Le noyau dur peut se présenter alors comme un ensemble de règles impératives relevant de l’ordre public international à l’image du jus cogens et qui n’admet aucune dérogation.

Si on se réfère à la norme de jus cogens, au sens de l’article 53 de la Convention de Vienne du 23 mai 1969 sur le droit des traités, « est nul tout traité qui dès sa conclusion est en conflit avec une norme du droit international général ». Il s’agit alors de savoir si une règle intangible de droits de l’Homme peut être qualifiée de norme impérative. La réponse est l’affirmative dans le sens que la Cour internationale de justice dans un avis consultatif soutient que

« ces règles fondamentales (…) s’imposent d’ailleurs à tous les Etats, qu’ils aient ou non ratifié les instruments conventionnels qui les expriment, parce qu’elles constituent des principes intransgressibles du droit international coutumier » [6].

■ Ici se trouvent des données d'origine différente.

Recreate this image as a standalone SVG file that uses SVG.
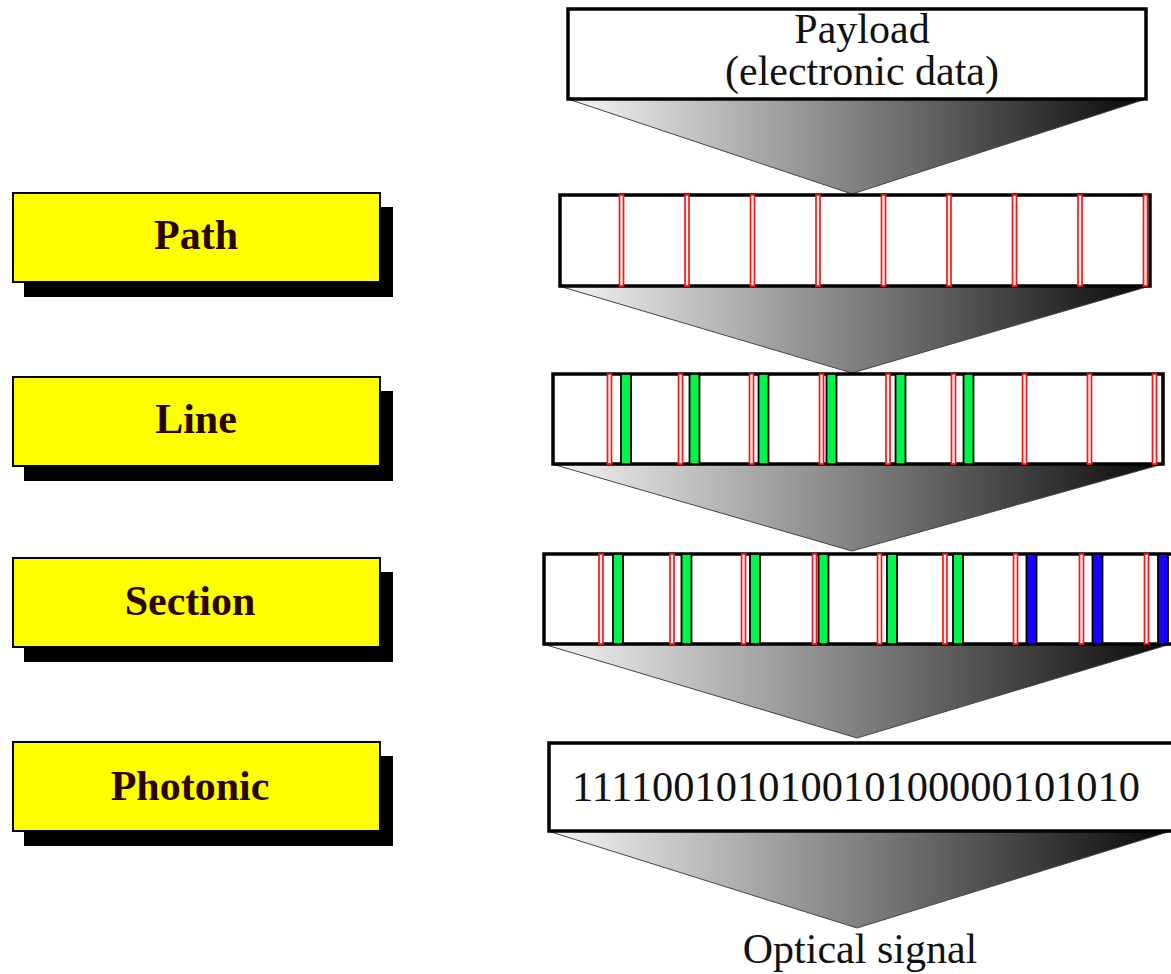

Conséquemment, même en cas d’état d’exception les normes constituant le noyau dur ne peuvent aucunement être dérogées. Ainsi, les droits de l’Homme intangibles seraient donc

« les droits de l’Homme de caractère impératif auxquels il n’est permis de déroger en aucune circonstance, pas même en état de crise ou de menace de guerre, de danger public exceptionnel, de proclamation d’un état d’exception etc » [7].

Ces normes du noyau dur sont essentiellement consacrées par les textes internationaux.

Le pacte international relatif aux droits civils et politiques admet la possibilité de dérogation des droits de l’Homme exceptés ceux identifiés par les articles 6, 7, 11, 15, 16, 17 qui portent respectivement sur le droit à la vie (article 6), l’interdiction de la torture (article 7), l’interdiction de l’emprisonnement pour non-exécution d’une obligation contractuelle (article 11), l’interdiction de la condamnation sur les actes non délictueux (article 15), la reconnaissance de la personnalité juridique (16), la protection de la vie privé (article 17).

Cependant, les différentes conventions en matière des droits de l’Homme retiennent essentiellement quatre droits communs qui sont considérés comme noyau dur, ce sont essentiellement ; le droit à la vie, l’interdiction de l’esclavage, la non rétroactivité de la loi pénale, l’interdiction de la torture.

Paulin Bouda, Etudiant en droit public et relations internationales

[1Jean Salomon (dir), Dictionnaire de droit international public, Bruxelles, Bruylant, 2001, p.468.

[2Abdoulaye Soma, Évolution diachronique des droits de l’Homme en Afrique, Revue Cadi, n⁰009/Septembre 2019 p.2.

[3Abdoulaye Soma, op.cit. p.2.

[4Cour de Justice de la CEDEAO, Simone Ehivet et Michel Gbagbo C/ République de Côte d’Ivoire, arrêt N⁰ECW/CCJ/JUD/03/13 du 22 février 2013.

[5Claude Katz, cité par Gueldich Hajer, Les droits indérogeables, in Journée d’étude du 10 décembre 2015 sous-direction du Pr. Rafâa Ben Achour, L’ONU et l’établissement d’un ordre international des droits de l’Homme, FSJPST, 1er numéro de la Revue tunisienne des sciences juridiques, CPU, pp. 45-58.

[6CIJ, Affaire de la licéité de la menace ou de l’emploie d’armes nucléaires, avis consultatif du 08 juillet 1996, Rec. 1996, p.257, §79.

[7Jean Salomon (dir), Dictionnaire de droit international public, Bruxelles, Bruylant, 2001, p.398.